Dans les heures qui suivent la parution du Monde de ce 27 août 1991, le PS dément formellement les allégations de cet article, mais le rectificatif du journal n’apparaîtra que le 5 septembre suivant : Le Monde y exprime son « regret » auprès « des lecteurs et des divers intéressés » d’avoir publié des « informations non vérifiées ». Et pour cause : les fameuses lettres se sont révélées être des faux très grossiers, l’auteur de l’article n’ayant pas vérifié que le signataire de celles-ci n’était déjà plus en poste à l’Ambassade de France du Panama depuis belle lurette.

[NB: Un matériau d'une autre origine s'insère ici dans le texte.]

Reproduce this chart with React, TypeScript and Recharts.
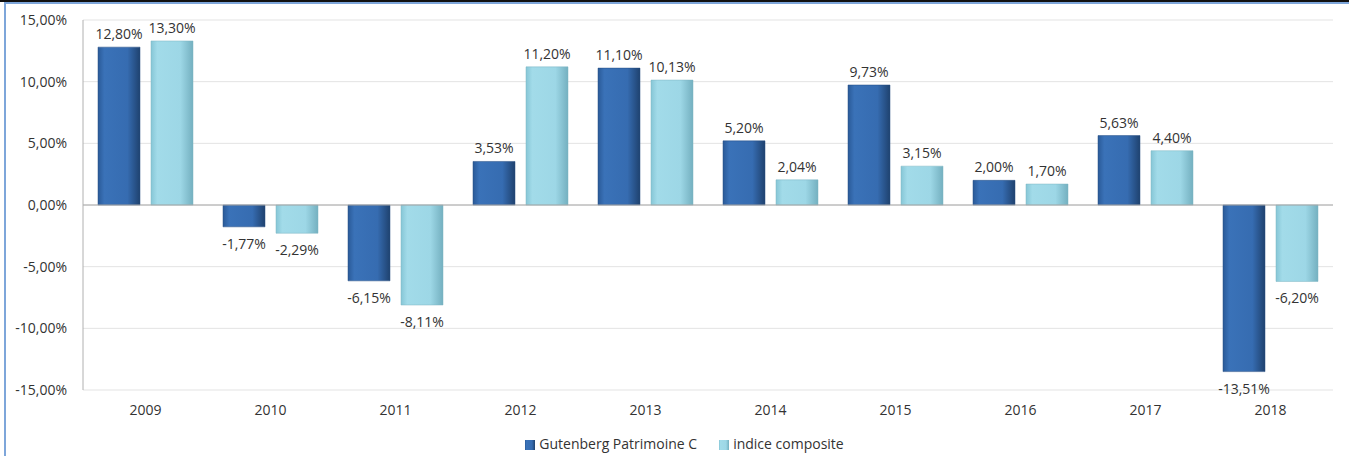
import React from 'react';
import { BarChart, Bar, XAxis, YAxis, CartesianGrid, Legend, LabelList, ReferenceLine } from 'recharts';

const years = ['2009', '2010', '2011', '2012', '2013', '2014', '2015', '2016', '2017', '2018'];
const gutenberg = [12.8, -1.77, -6.15, 3.53, 11.1, 5.2, 9.73, 2.0, 5.63, -13.51];
const composite = [13.3, -2.29, -8.11, 11.2, 10.13, 2.04, 3.15, 1.7, 4.4, -6.2];
const yTicks = [-15, -10, -5, 0, 5, 10, 15];

const data = years.map((year, i) => ({ year, gutenberg: gutenberg[i], composite: composite[i] }));

const fmt = (v: number) => v.toFixed(2).replace('.', ',') + '%';
const FONT = '"Open Sans", sans-serif';
const FS = 14;

const renderLabel = (props: any) => {
  const { x, y, width, height, value } = props;
  const top = Math.min(y, y + height);
  const bottom = Math.max(y, y + height);
  const cx = x + width / 2;
  const ty = value >= 0 ? top - 8 : bottom + 22;
  return (
    <text x={cx} y={ty} textAnchor="middle" fontSize={FS} fill="#333" fontFamily={FONT}>
      {fmt(value)}
    </text>
  );
};

const App: React.FC = () => {
  return (
    <div style={{ position: 'absolute', left: 0, top: 0, width: 1349, height: 456, background: '#fff', overflow: 'hidden' }}>
      <div style={{ position: 'absolute', left: 0, top: 0, width: 1349, height: 2, background: '#111' }} />
      <div style={{ position: 'absolute', left: 4, top: 2, width: 1345, height: 2, background: '#7ea6da' }} />
      <div style={{ position: 'absolute', left: 4, top: 2, width: 2, height: 454, background: '#7ea6da' }} />
      <BarChart
        width={1349}
        height={456}
        data={data}
        margin={{ top: 20, right: 16, bottom: 3, left: 0 }}
        barCategoryGap={15}
        barGap={11}
        style={{ fontFamily: FONT }}
      >
        <defs>
          <linearGradient id="gBlue" x1="0" y1="0" x2="1" y2="0">
            <stop offset="0%" stopColor="#2a5a98" />
            <stop offset="15%" stopColor="#3a72b8" />
            <stop offset="70%" stopColor="#366cb1" />
            <stop offset="100%" stopColor="#1f426f" />
          </linearGradient>
          <linearGradient id="gCyan" x1="0" y1="0" x2="1" y2="0">
            <stop offset="0%" stopColor="#86c6d6" />
            <stop offset="15%" stopColor="#a2dbe9" />
            <stop offset="70%" stopColor="#9dd7e6" />
            <stop offset="100%" stopColor="#74b0c0" />
          </linearGradient>
        </defs>
        <CartesianGrid vertical={false} stroke="#e3e3e3" />
        <XAxis
          dataKey="year"
          axisLine={false}
          tickLine={false}
          tickMargin={9}
          height={44}
          tick={{ fill: '#333', fontSize: FS, fontFamily: FONT }}
        />
        <YAxis
          domain={[-15, 15]}
          ticks={yTicks}
          tickFormatter={fmt}
          width={83}
          axisLine={{ stroke: '#b0b0b0' }}
          tickLine={false}
          tickMargin={10}
          tick={{ fill: '#333', fontSize: FS, fontFamily: FONT }}
        />
        <ReferenceLine y={0} stroke="#a8a8a8" />
        <Legend
          verticalAlign="bottom"
          iconType="square"
          iconSize={10}
          wrapperStyle={{ fontSize: FS, fontFamily: FONT, color: '#333', left: 29 }}
          formatter={(value: string) => <span style={{ color: '#333', marginRight: 12 }}>{value}</span>}
        />
        <Bar dataKey="gutenberg" name="Gutenberg Patrimoine C" fill="url(#gBlue)" stroke="#244c80" strokeWidth={0.5} isAnimationActive={false}>
          <LabelList dataKey="gutenberg" content={renderLabel} />
        </Bar>
        <Bar dataKey="composite" name="indice composite" fill="url(#gCyan)" stroke="#7db4c2" strokeWidth={0.5} isAnimationActive={false}>
          <LabelList dataKey="composite" content={renderLabel} />
        </Bar>
      </BarChart>
    </div>
  );
};

export default App;
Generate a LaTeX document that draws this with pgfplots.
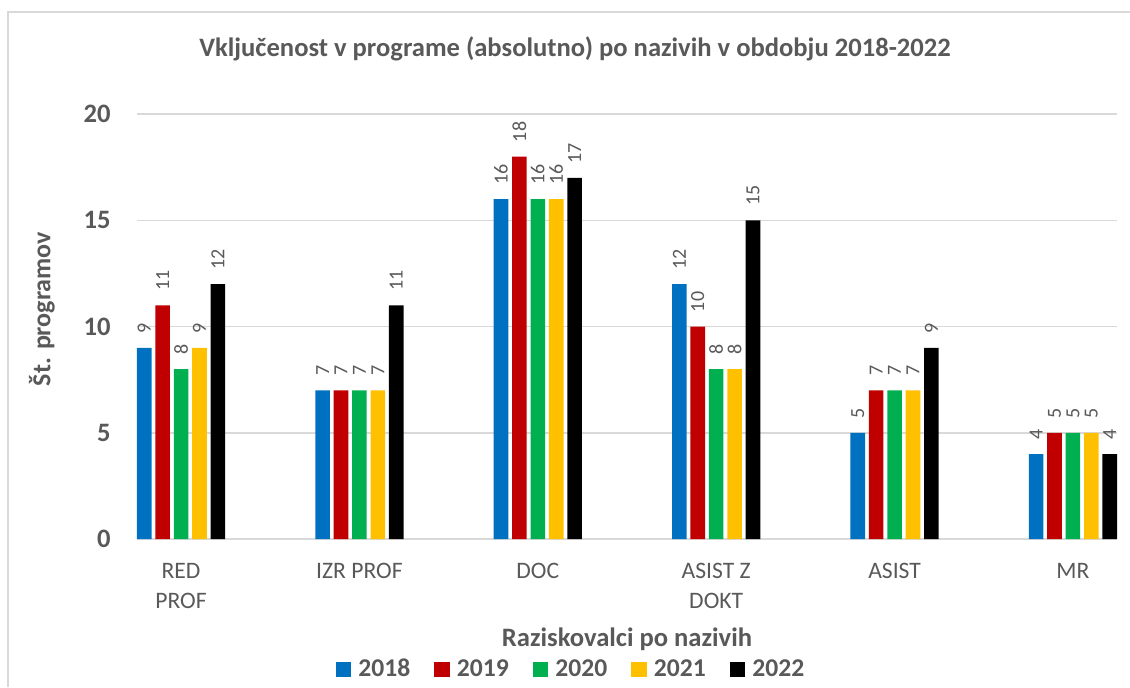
\documentclass[border=0pt]{standalone}
\usepackage{fontspec}
\setmainfont{Carlito}
\usepackage{pgfplots}
\pgfplotsset{compat=1.18}
\definecolor{c18}{RGB}{0,112,192}
\definecolor{c19}{RGB}{192,0,0}
\definecolor{c20}{RGB}{0,176,80}
\definecolor{c21}{RGB}{255,192,0}
\definecolor{c22}{RGB}{0,0,0}
\definecolor{txt}{RGB}{89,89,89}
\definecolor{gridc}{RGB}{217,217,217}
\begin{document}
\begin{tikzpicture}
\path[use as bounding box] (0pt,0pt) rectangle (565pt,-343.5pt);
\draw[gridc, line width=1.2pt] (4pt,-343.5pt) -- (4pt,-6pt) -- (565pt,-6pt);
\node[font=\bfseries\fontsize{13.3}{16}\selectfont, text=txt] at (287.5pt,-24.5pt) {Vključenost v programe (absolutno) po nazivih v obdobju 2018-2022};
\node[font=\bfseries\fontsize{13}{16}\selectfont, text=txt, rotate=90] at (21pt,-154.5pt) {Št. programov};
\node[font=\bfseries\fontsize{13.3}{16}\selectfont, text=txt] at (313.5pt,-319.5pt) {Raziskovalci po nazivih};
\begin{axis}[
  at={(68.5pt,-269.5pt)}, anchor=south west,
  scale only axis, width=490pt, height=212.5pt,
  ybar=1.9pt, bar width=7.3pt,
  xmin=-0.247, xmax=5.247, ymin=0, ymax=20,
  xtick={0,1,2,3,4,5},
  xticklabels={{RED\\PROF},{IZR PROF},{DOC},{ASIST Z\\DOKT},{ASIST},{MR}},
  ytick={0,5,10,15,20},
  axis line style={draw=none},
  major tick length=0pt,
  ymajorgrids, grid style={gridc, line width=0.75pt},
  /pgf/number format/assume math mode=true,
  yticklabel style={font=\bfseries\fontsize{13.3}{15}\selectfont, text=txt, inner sep=0pt, xshift=-13pt},
  xticklabel style={font=\fontsize{11.8}{15}\selectfont, text=txt, align=center, yshift=-8.5pt},
  nodes near coords,
  every node near coord/.append style={rotate=90, anchor=west, font=\fontsize{10}{12}\selectfont, text=txt, inner xsep=7pt},
  legend style={at={(0.444,-0.307)}, anchor=center, legend columns=5, draw=none, fill=none,
    font=\bfseries\fontsize{12.8}{15}\selectfont, text=txt,
    /tikz/every odd column/.append style={column sep=1.5pt},
    /tikz/every even column/.append style={column sep=10pt}},
  legend image code/.code={\fill[#1] (0pt,-3.9pt) rectangle (7.8pt,3.9pt);},
]
\addplot[fill=c18, draw=none] coordinates {(0,9) (1,7) (2,16) (3,12) (4,5) (5,4)};
\addplot[fill=c19, draw=none] coordinates {(0,11) (1,7) (2,18) (3,10) (4,7) (5,5)};
\addplot[fill=c20, draw=none] coordinates {(0,8) (1,7) (2,16) (3,8) (4,7) (5,5)};
\addplot[fill=c21, draw=none] coordinates {(0,9) (1,7) (2,16) (3,8) (4,7) (5,5)};
\addplot[fill=c22, draw=none] coordinates {(0,12) (1,11) (2,17) (3,15) (4,9) (5,4)};
\legend{2018,2019,2020,2021,2022}
\end{axis}
\end{tikzpicture}
\end{document}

C’était l’époque où Edwy Plenel menait un combat singulier contre François Mitterrand en utilisant les colonnes du Monde, tout en préparant, à l’intérieur du journal, le putsch qui allait porter Jean-Marie Colombani à la tête du journal. Dans n’importe quel autre organe de presse, cela aurait valu quelques ennuis à l’auteur de ce sévère accroc à la déontologie professionnelle. Au New York Times, Edwy Plenel aurait été mis en demeure de faire ses cartons dans les cinq minutes. Il n’en fut rien, et c’est le directeur de la rédaction de l’époque, Bruno Frappat, qui dut se fendre d’un mot d’excuses aux lecteurs. Cette attitude n’était pas seulement due à la charité chrétienne qui animait alors le futur directeur de La Croix, mais aux soutiens internes dont bénéficiait Plenel, au premier chef celui de Jean-Marie Colombani. On espère pour le directeur de Médiapart et, osons le dire, pour l’honneur de notre profession, que, cette fois, ses allégations se révèleront fondées, car aujourd’hui personne ne viendra sympathiquement déployer un parapluie sur la tête du moustachu.